[Rows from a dataset of charts and code]

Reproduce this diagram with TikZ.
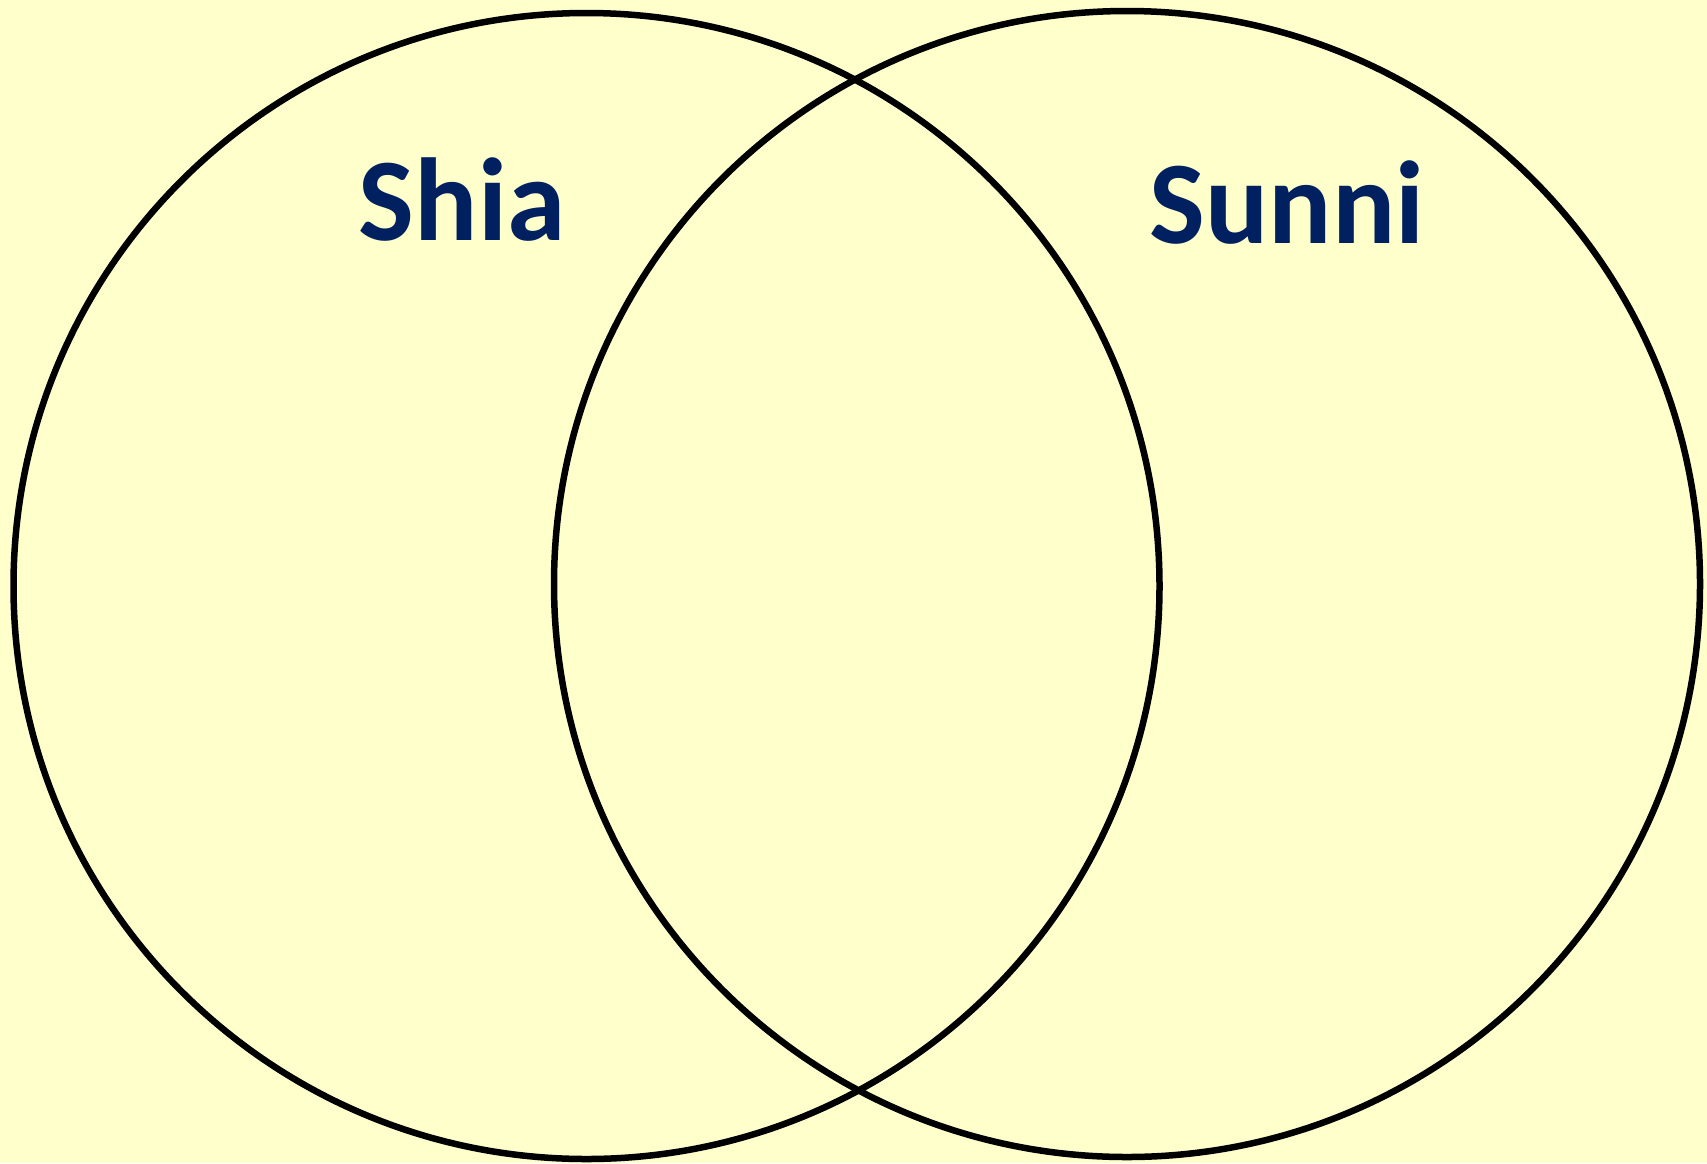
\documentclass[tikz,border=0pt]{standalone}
\usepackage{fontspec}
\setmainfont{Carlito}
\definecolor{bg}{HTML}{FFFFCC}
\definecolor{navy}{HTML}{002060}
\begin{document}
\begin{tikzpicture}[x=1pt,y=-1pt,
  ring/.style={draw=black,line width=6.5pt},
  label/.style={text=navy,font=\bfseries\fontsize{118}{120}\selectfont,inner sep=0pt,anchor=base}]
\fill[bg] (0,0) rectangle (1707,1163);
\useasboundingbox (0,0) rectangle (1707,1163);
\coordinate (cl) at (586.5,586);
\coordinate (cr) at (1127,584);
\draw[ring] (cl) circle[radius=573];
\draw[ring] (cr) circle[radius=573];
\node[label] (shia) at (462,240) {Shia};
\node[label] (sunni) at (1287,243) {Sunni};
\end{tikzpicture}
\end{document}
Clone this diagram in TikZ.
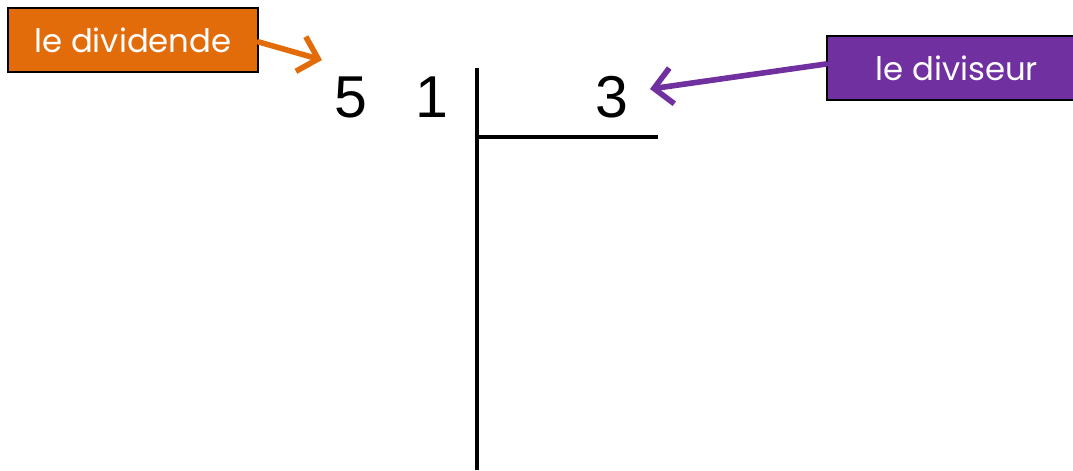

What is needed:
Return every line in the listing that contains the word "diagram".

Result for this exercise:
Reproduce this diagram with TikZ.
Clone this diagram in TikZ.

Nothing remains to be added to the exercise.